The National University of Singapore (NUS) plans to expand its Faculty of Dentistry with a new state-of-the-art building, set to open in 2017.
In an effort to address a growing demand for dental services, the 26,000 sq m Centre for Oral Health - to be located at the National University Hospital (NUH) - will house research, education and clinical services.
Currently, these services are provided in three separate buildings. Undergraduate teaching and research are done in two different buildings at NUS, while clinical services are provided at NUH.
Details of the centre were revealed last night at the Singapore Dental Association's (SDA) 75th anniversary dinner at the Ritz-Carlton, Millenia Singapore.
Health Minister Gan Kim Yong, who was the guest of honour, took the opportunity to commend the SDA Ethics Committee and the many volunteer dentists who provide pro bono mediation services for the public.

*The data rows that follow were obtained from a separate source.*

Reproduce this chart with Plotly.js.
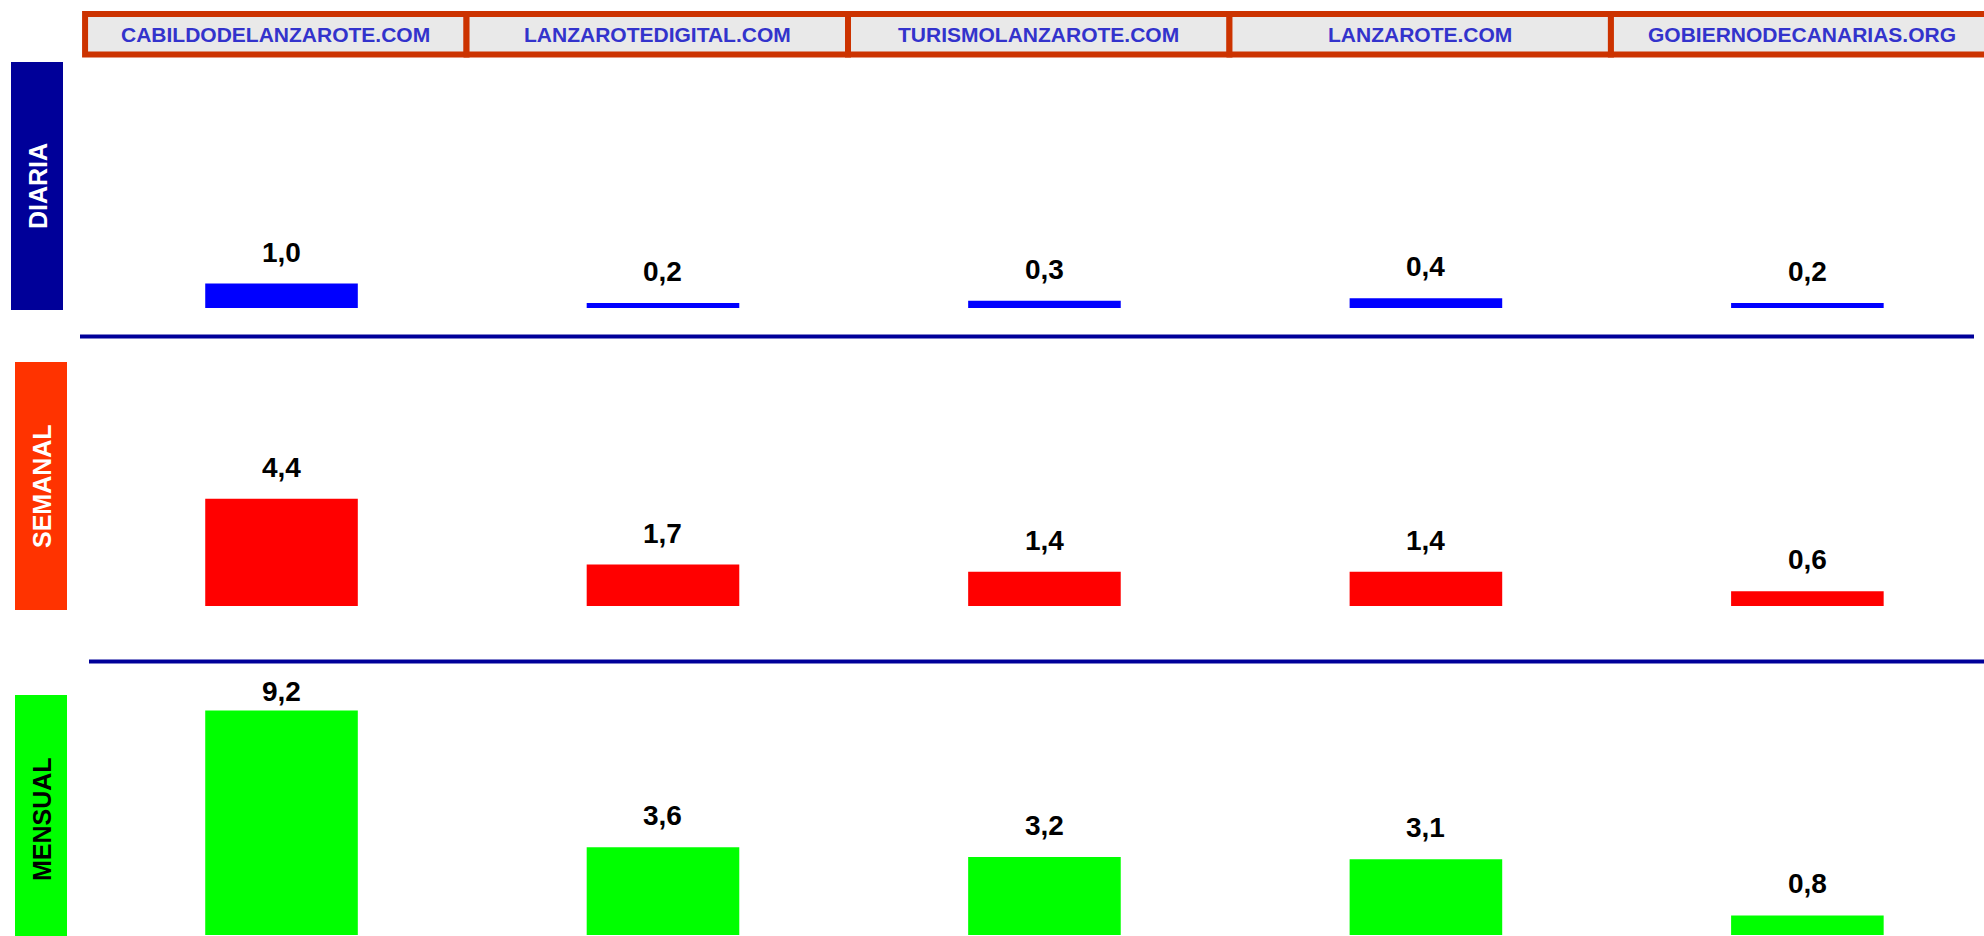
<!DOCTYPE html>
<html>
<head>
<meta charset="utf-8">
<script src="https://cdn.plot.ly/plotly-3.0.1.min.js"></script>
<style>
  html, body { margin: 0; padding: 0; background: #ffffff; }
  #chart { width: 1984px; height: 936px; }
</style>
</head>
<body>
<div id="chart"></div>
<script>
// ---- Data ----
const sites = ['CABILDODELANZAROTE.COM', 'LANZAROTEDIGITAL.COM', 'TURISMOLANZAROTE.COM', 'LANZAROTE.COM', 'GOBIERNODECANARIAS.ORG'];
const rowLabels = ['DIARIA', 'SEMANAL', 'MENSUAL'];
const diaria  = [1.0, 0.2, 0.3, 0.4, 0.2];
const semanal = [4.4, 1.7, 1.4, 1.4, 0.6];
const mensual = [9.2, 3.6, 3.2, 3.1, 0.8];

// ---- Styling / layout helpers ----
const W = 1984, H = 936;
const py = p => 1 - p / H;       // pixel row -> paper y
const px = p => p / W;           // pixel col -> paper x
const FONT = 'Liberation Sans, Arial, Helvetica, sans-serif';
const barColors = ['#0000FF', '#FF0000', '#00FF00'];
const boxColors = ['#000099', '#FF3300', '#00FF00'];
const boxText   = ['#FFFFFF', '#FFFFFF', '#000000'];
const series = [diaria, semanal, mensual];
const axes = ['y', 'y2', 'y3'];
const SCALE = 24.4; // px per unit

const fmt = v => v.toFixed(1).replace('.', ',');

const traces = series.map((vals, r) => ({
  type: 'bar',
  x: sites,
  y: vals,
  xaxis: 'x',
  yaxis: axes[r],
  width: 0.40,
  marker: { color: barColors[r], line: { width: 0 } },
  hoverinfo: 'skip',
  showlegend: false
}));

// label ceilings in data units per row (row 3 label is pushed down by the panel top)
const labelCeil = [99, 99, 9.55];

const annotations = [];
series.forEach((vals, r) => {
  vals.forEach((v, i) => {
    const shiftPx = Math.min(21, (labelCeil[r] - v) * SCALE);
    annotations.push({
      xref: 'x', yref: axes[r], x: i, y: v,
      text: '<b>' + fmt(v) + '</b>',
      showarrow: false, yanchor: 'bottom', xanchor: 'center',
      yshift: shiftPx - 7,
      font: { family: FONT, size: 28, color: '#000000' }
    });
  });
});

// header labels
sites.forEach((s, i) => {
  annotations.push({
    xref: 'x', yref: 'paper', x: i - 0.015, y: py(34.5),
    text: '<b>' + s + '</b>', showarrow: false,
    xanchor: 'center', yanchor: 'middle',
    font: { family: FONT, size: 21, color: '#3333CC' }
  });
});

// row label boxes + rotated text
const boxes = [
  { x0: 11, x1: 63, y0: 62,  y1: 310 },
  { x0: 15, x1: 67, y0: 362, y1: 610 },
  { x0: 15, x1: 67, y0: 695, y1: 943 }
];
const shapes = [];
boxes.forEach((b, r) => {
  shapes.push({
    type: 'rect', xref: 'paper', yref: 'paper',
    x0: px(b.x0), x1: px(b.x1), y0: py(b.y1), y1: py(b.y0),
    fillcolor: boxColors[r], line: { width: 0 }, layer: 'below'
  });
  annotations.push({
    xref: 'paper', yref: 'paper',
    x: px((b.x0 + b.x1) / 2 + 1), y: py((b.y0 + b.y1) / 2),
    text: '<b>' + rowLabels[r] + '</b>', textangle: -90, showarrow: false,
    xanchor: 'center', yanchor: 'middle',
    font: { family: FONT, size: 25, color: boxText[r] }
  });
});

// header cells aligned with the categories
sites.forEach((s, i) => {
  shapes.push({
    type: 'rect', xref: 'x', yref: 'paper',
    x0: i - 0.515, x1: i + 0.485, y0: py(54.5), y1: py(14),
    fillcolor: '#E9E9E9', line: { color: '#CC3300', width: 6 }, layer: 'below'
  });
});

// separator lines
shapes.push({ type: 'line', xref: 'paper', yref: 'paper', x0: px(80), x1: px(1974), y0: py(336.5), y1: py(336.5), line: { color: '#000099', width: 4 } });
shapes.push({ type: 'line', xref: 'paper', yref: 'paper', x0: px(89), x1: px(1990), y0: py(661.5), y1: py(661.5), line: { color: '#000099', width: 4 } });

const hiddenY = { visible: false, showgrid: false, zeroline: false, fixedrange: true };

const layout = {
  width: W, height: H,
  margin: { l: 0, r: 0, t: 0, b: 0, pad: 0 },
  paper_bgcolor: '#FFFFFF', plot_bgcolor: 'rgba(0,0,0,0)',
  showlegend: false,
  barmode: 'group',
  xaxis: { type: 'category', range: [-0.738, 4.463], visible: false, showgrid: false, zeroline: false, fixedrange: true },
  yaxis:  Object.assign({}, hiddenY, { domain: [py(308), py(62)],  range: [0, (308 - 62) / SCALE], anchor: 'x' }),
  yaxis2: Object.assign({}, hiddenY, { domain: [py(606), py(362)], range: [0, (606 - 362) / SCALE], anchor: 'x' }),
  yaxis3: Object.assign({}, hiddenY, { domain: [0, py(695)], range: [-1 / SCALE, (936 - 695) / SCALE - 1 / SCALE], anchor: 'x' }),
  shapes: shapes,
  annotations: annotations
};

Plotly.newPlot('chart', traces, layout, { displayModeBar: false, staticPlot: true });
</script>
</body>
</html>
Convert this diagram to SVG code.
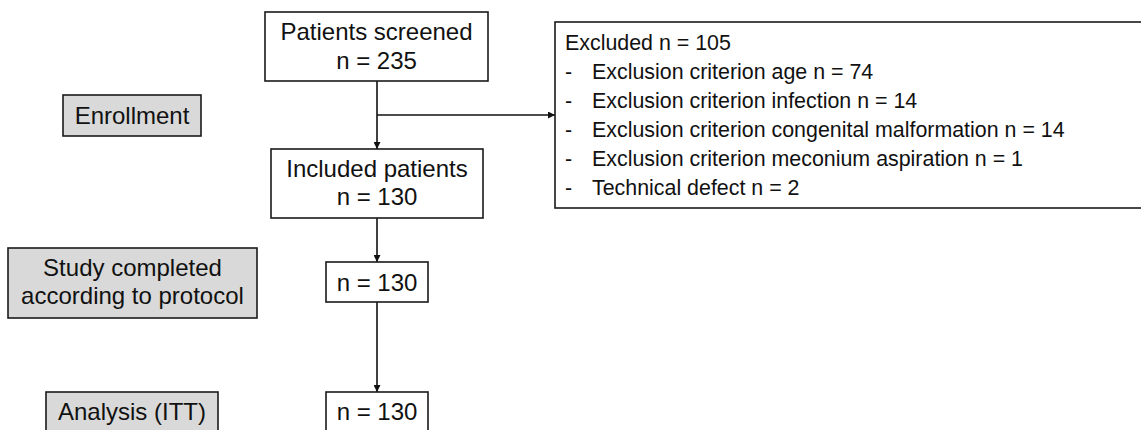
<svg xmlns="http://www.w3.org/2000/svg" width="1141" height="430" viewBox="0 0 1141 430">
<defs>
<style>
.box{fill:#fff;stroke:#1a1a1a;stroke-width:1.6}
.gbox{fill:#d9d9d9;stroke:#1a1a1a;stroke-width:1.6}
text{font-family:"Liberation Sans",Arial,sans-serif;font-size:24px;fill:#111}
.c{text-anchor:middle}
.s{font-size:21.4px}
.edge{fill:none;stroke:#111;stroke-width:1.6}
</style>
<marker id="arr" viewBox="0 0 10 10" refX="10" refY="5" markerWidth="7" markerHeight="7" markerUnits="userSpaceOnUse" orient="auto">
<path d="M0,0 L10,5 L0,10 Z" fill="#111"/>
</marker>
</defs>
<rect width="1141" height="430" fill="#fff"/>
<g id="connectors">
<line class="edge" x1="377" y1="81" x2="377" y2="149" marker-end="url(#arr)"/>
<line class="edge" x1="377" y1="115" x2="555" y2="115" marker-end="url(#arr)"/>
<line class="edge" x1="377" y1="218" x2="377" y2="262" marker-end="url(#arr)"/>
<line class="edge" x1="377" y1="302" x2="377" y2="392" marker-end="url(#arr)"/>
</g>
<g id="screened">
<rect class="box" x="265" y="12" width="223" height="69"/>
<text class="c" x="376.5" y="40">Patients screened</text>
<text class="c" x="376.5" y="69">n = 235</text>
</g>
<g id="included">
<rect class="box" x="271" y="149" width="212" height="69"/>
<text class="c" x="377" y="177">Included patients</text>
<text class="c" x="377" y="205">n = 130</text>
</g>
<g id="excluded">
<rect class="box" x="555" y="22" width="590" height="186"/>
<text class="s" x="565" y="50">Excluded n = 105</text>
<text class="s" x="565" y="79">-</text><text class="s" x="592" y="79">Exclusion criterion age n = 74</text>
<text class="s" x="565" y="108">-</text><text class="s" x="592" y="108">Exclusion criterion infection n = 14</text>
<text class="s" x="565" y="137">-</text><text class="s" x="592" y="137">Exclusion criterion congenital malformation n = 14</text>
<text class="s" x="565" y="166">-</text><text class="s" x="592" y="166">Exclusion criterion meconium aspiration n = 1</text>
<text class="s" x="565" y="195">-</text><text class="s" x="592" y="195">Technical defect n = 2</text>
</g>
<g id="completed">
<rect class="box" x="326" y="262" width="102" height="40"/>
<text class="c" x="377" y="291">n = 130</text>
</g>
<g id="analysis">
<rect class="box" x="326" y="392" width="102" height="42"/>
<text class="c" x="377" y="420">n = 130</text>
</g>
<g id="label-enrollment">
<rect class="gbox" x="63" y="95" width="138" height="41"/>
<text class="c" x="132" y="124">Enrollment</text>
</g>
<g id="label-study">
<rect class="gbox" x="8" y="248" width="249" height="70"/>
<text class="c" x="132.5" y="276">Study completed</text>
<text class="c" x="132.5" y="304">according to protocol</text>
</g>
<g id="label-analysis">
<rect class="gbox" x="46" y="392" width="172" height="42"/>
<text class="c" x="132" y="420">Analysis (ITT)</text>
</g>
</svg>
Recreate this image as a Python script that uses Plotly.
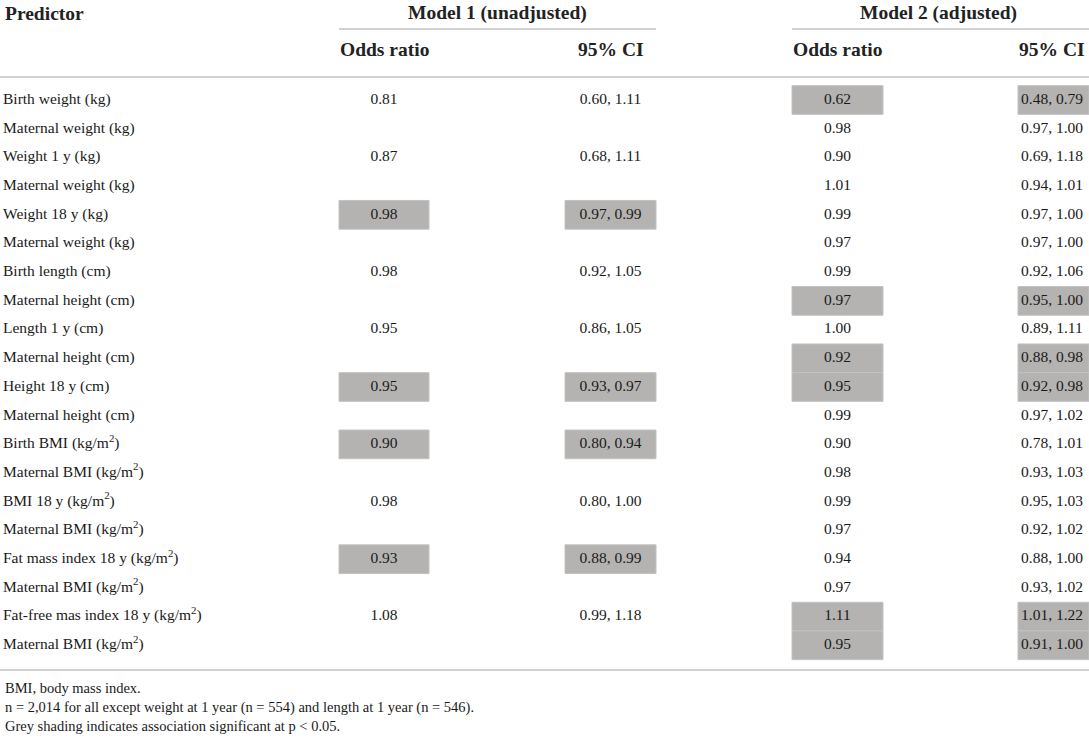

The association said it hopes to encourage more voluntary work among dentists.
It is partnering a charitable organisation to set up a free dental clinic for the needy.
The game changer for the dental industry, however, will be the construction of the new centre.
It will allow the faculty to increase its intake of dental students and train more specialists.
The Ministry of Health has projected the need to increase the undergraduate intake from 48 students a year to 80 in 2020.
The new centre will also aim to provide the full range of oral health care, especially geriatric and preventive-care dentistry.
It will carry out research into areas such as regenerative biology and tissue engineering, focusing on new ways to enhance repair and regeneration of soft tissue and bone as the population ages.
In addition to government funding, the faculty intends to raise $50 million for the building.
Year Two dentistry student Lok Hui Yi said that the new centre will bring greater convenience to students.
"We need not go over to another building for attachments or research collaborations. There will be much more synergy," said the 21-year-old.